A Casino is an establishment for certain types of gambling. In addition to providing gambling, some casinos also offer luxury accommodations, restaurants, and other entertainment options. The term can also refer to an exclusive area within a hotel or resort, or an entire building dedicated to gambling activities. Some casinos have a specific focus, such as a gourmet restaurant or a stage show.

The most famous casino in the world is perhaps the Bellagio in Las Vegas, though the elegant spa town of Baden-Baden first gained fame as a playground for European royalty and aristocracy 150 years ago. Casinos have since become a global attraction, drawing visitors from around the world and making them an important part of many cities’ tourist industries.

Casinos have a variety of security measures in place to protect their patrons and their profits. These include cameras with an “eye-in-the-sky” capability that allow staff to watch every table, change window and doorway from a control room, as well as to spot suspicious betting patterns. Similarly, pit bosses and table managers monitor gamblers closely for signs of cheating or collusion.

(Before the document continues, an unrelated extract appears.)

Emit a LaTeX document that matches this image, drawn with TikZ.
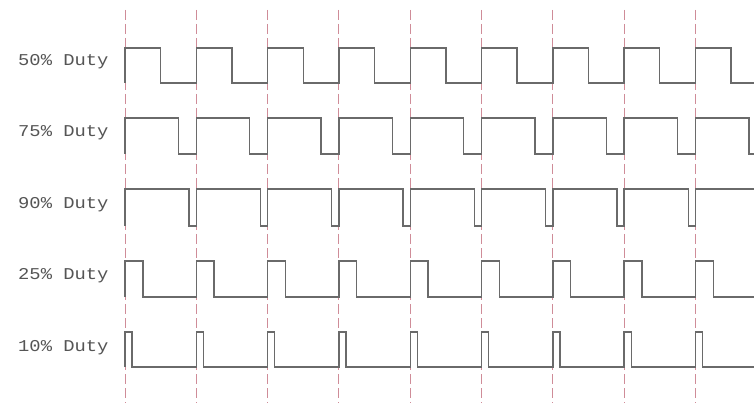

Something about gambling (perhaps the promise of large jackpots) encourages people to try to beat the house by cheating, stealing or switching cards. This is why casinos spend so much time and money on security. Unlike some more traditional gaming houses, which are run by organized crime, most modern casinos are owned by wealthy businesspeople who have bought out the mob, and have strict rules about not hiring mafia members or even associating with them.